Laporan dari berbagai lembaga kemanusiaan menyebutkan bahwa meski bantuan mulai diizinkan masuk, jumlahnya jauh dari cukup. Infrastruktur sipil seperti rumah sakit, sekolah, dan tempat ibadah mengalami kehancuran masif, dengan ribuan korban jiwa, termasuk anak-anak dan perempuan.
Antara Netralitas dan Suara Kemanusiaan
Aksi suporter PSG menegaskan fakta bahwa olahraga tak bisa dipisahkan dari realitas sosial dan politik. Meski UEFA mencoba menjaga netralitas di lapangan, para penggemar dan atlet sering menjadikan stadion sebagai panggung suara hati nurani.
“Sepak bola memiliki kekuatan untuk menyatukan orang dan menyuarakan keadilan. Ini bukan tentang politik, tapi tentang kemanusiaan,” kata seorang aktivis dari organisasi Football for Peace.
Sejarah mencatat, beberapa klub dan suporter di Eropa telah berulang kali menggunakan pertandingan sebagai medium protes, mulai dari isu rasial, perubahan iklim, hingga hak asasi manusia.
Kebebasan Ekspresi di Dunia Olahraga
Insiden ini menghidupkan kembali perdebatan seputar kebebasan berekspresi di ranah olahraga profesional. Akankah ekspresi seperti ini dianggap pelanggaran, atau justru dihargai sebagai bentuk kesadaran global dan partisipasi sipil?
UEFA kini dihadapkan pada dilema etis.
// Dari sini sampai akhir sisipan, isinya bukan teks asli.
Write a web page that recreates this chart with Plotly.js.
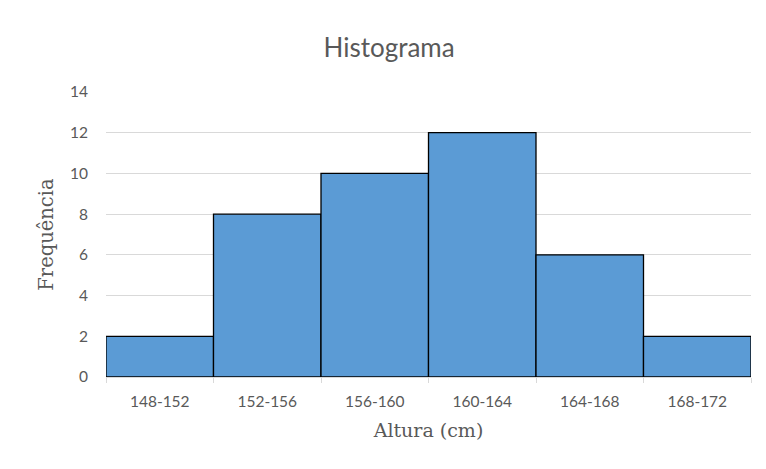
<!DOCTYPE html>
<html><head><meta charset="utf-8">
<script src="https://cdn.plot.ly/plotly-3.0.1.min.js"></script>
<style>html,body{margin:0;padding:0;background:#fff}</style>
</head><body>
<div id="chart" style="width:766px;height:469px"></div>
<script>
const categories = ["148-152","152-156","156-160","160-164","164-168","168-172"];
const frequencies = [2, 8, 10, 12, 6, 2];
const yTicks = [0, 2, 4, 6, 8, 10, 12, 14];

const trace = {
  type: "bar",
  x: categories,
  y: frequencies,
  width: 1,
  marker: {color: "#5B9BD5", line: {color: "#000000", width: 1.3}},
  hoverinfo: "x+y"
};

const layout = {
  width: 766, height: 469,
  margin: {l: 106, r: 15, t: 92, b: 92},
  paper_bgcolor: "#ffffff", plot_bgcolor: "#ffffff",
  bargap: 0,
  showlegend: false,
  title: {text: "Histograma", x: 0.508, xanchor: "center", y: 0.897, yanchor: "middle",
          font: {family: "Lato, 'Open Sans', sans-serif", size: 26, color: "#595959"}},
  xaxis: {
    type: "category",
    tickson: "boundaries",
    ticks: "outside", ticklen: 5, tickcolor: "#d9d9d9", tickwidth: 1,
    showline: true, linecolor: "#d9d9d9", linewidth: 1,
    showgrid: false, zeroline: false,
    ticklabelstandoff: 10,
    tickfont: {family: "Lato, 'Open Sans', sans-serif", size: 15.5, color: "#595959"},
    title: {text: "Altura (cm)", standoff: 15,
            font: {family: "'DejaVu Serif', 'Liberation Serif', serif", size: 19, color: "#595959"}}
  },
  yaxis: {
    range: [0, 14],
    tickvals: yTicks,
    ticktext: yTicks.map(String),
    showgrid: true, gridcolor: "#d9d9d9", gridwidth: 1,
    zeroline: false, showline: false, ticks: "",
    ticklabelstandoff: 17,
    tickfont: {family: "Lato, 'Open Sans', sans-serif", size: 15.5, color: "#595959"},
    title: {text: "Frequência", standoff: 11,
            font: {family: "'DejaVu Serif', 'Liberation Serif', serif", size: 19.5, color: "#595959"}}
  }
};

Plotly.newPlot("chart", [trace], layout, {displayModeBar: false, staticPlot: true});
</script>
</body></html>
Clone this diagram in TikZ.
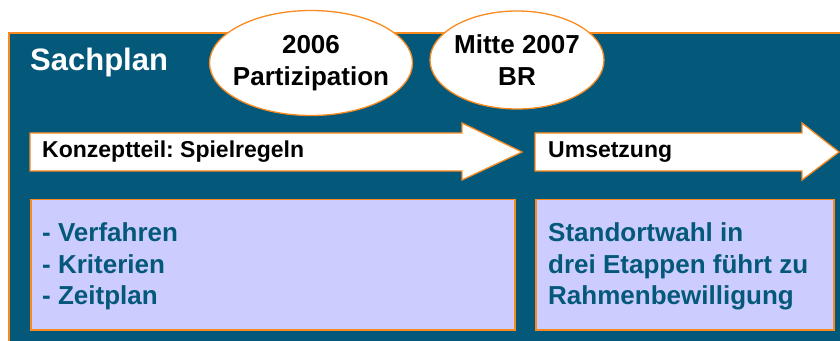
\documentclass[tikz,border=0pt]{standalone}
\usepackage{fontspec}
\setmainfont{Liberation Sans}
\usetikzlibrary{positioning, shapes.geometric, calc}
\frenchspacing
\definecolor{petrol}{HTML}{04587A}
\definecolor{rim}{HTML}{F98A1E}
\definecolor{lilac}{HTML}{CCCCFF}
\tikzset{
  frame/.style={draw=rim, fill=petrol, line width=1.3pt},
  oval/.style={ellipse, draw=rim, line width=1.3pt, fill=white, text=black,
    font=\bfseries\fontsize{26}{32}\selectfont, align=center, inner xsep=-8pt, inner ysep=0pt},
  arrowbar/.style={draw=rim, line width=1.3pt, fill=white, line join=miter},
  phase/.style={font=\bfseries\fontsize{23}{27}\selectfont, text=black, anchor=west, inner sep=0pt},
  panel/.style={draw=rim, line width=1.5pt, fill=lilac, anchor=north west, inner sep=0pt},
  paneltxt/.style={font=\bfseries\fontsize{26}{31.5}\selectfont, text=petrol, align=left,
    anchor=west, inner sep=0pt},
  ttl/.style={font=\bfseries\fontsize{31}{36}\selectfont, text=white, anchor=west, inner sep=0pt},
}

\begin{document}
\begin{tikzpicture}[x=1pt, y=1pt]
  \useasboundingbox (0,0) rectangle (840,340);
  \clip (0,0) rectangle (840,340);
  % background panel
  \draw[frame] (9,-20) rectangle (870,307);
  \node[ttl] (title) at (30,278) {Sachplan};
  % milestones
  \node[oval, minimum width=203pt, minimum height=105pt] (part) at (311,277) {2006\\Partizipation};
  \node[oval, minimum width=174pt, minimum height=98pt] (br) at (517,280) {Mitte 2007\\BR};
  % phase arrows
  \draw[arrowbar] (30,169) -- (30,207) -- (462,207) -- (462,217) -- (522,188)
    -- (462,160) -- (462,169) -- cycle;
  \node[phase] (konzept) at (42,188) {Konzeptteil: Spielregeln};
  \draw[arrowbar] (535,169) -- (535,207) -- (802,207) -- (802,217) -- (839,188)
    -- (802,160) -- (802,169) -- cycle;
  \node[phase] (umsetz) at (548,188) {Umsetzung};
  % content boxes
  \node[panel, minimum width=484pt, minimum height=130pt] (rules) at (30,141) {};
  \node[paneltxt, right=12pt of rules.west, yshift=-2pt] (rulestxt) {- Verfahren\\- Kriterien\\- Zeitplan};
  \node[panel, minimum width=298pt, minimum height=130pt] (site) at (535,141) {};
  \node[paneltxt, right=13pt of site.west, yshift=-2pt] (sitetxt) {Standortwahl in\\drei Etappen führt zu\\Rahmenbewilligung};
\end{tikzpicture}
\end{document}
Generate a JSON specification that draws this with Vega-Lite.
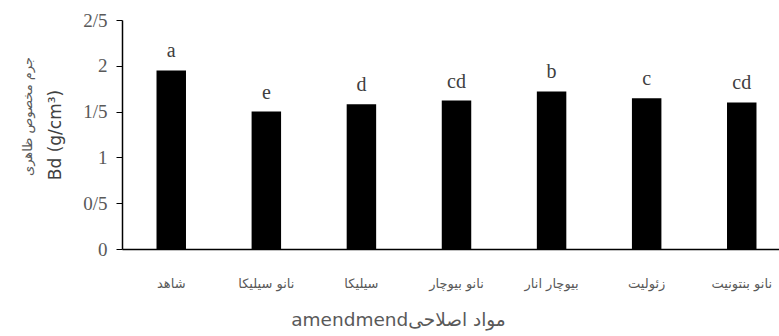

Di satu sisi, mereka ingin menjaga suasana pertandingan tetap netral, namun di sisi lain, mereka harus memahami bahwa penonton dan pemain tidak hidup dalam ruang hampa sosial.
Jejak Historis Solidaritas Palestina di Dunia Sepak Bola
Dukungan terhadap Palestina bukanlah hal baru di dunia sepak bola. Sejumlah klub dan suporter dari Skotlandia (Celtic FC), Turki (Galatasaray), dan Yunani (AEK Athens) juga pernah menunjukkan solidaritas secara terbuka.
Tak hanya itu, pemain top seperti Mohamed Salah, Sadio Mané, dan Mesut Özil pernah secara eksplisit menyatakan sikap mereka terhadap konflik Israel–Palestina.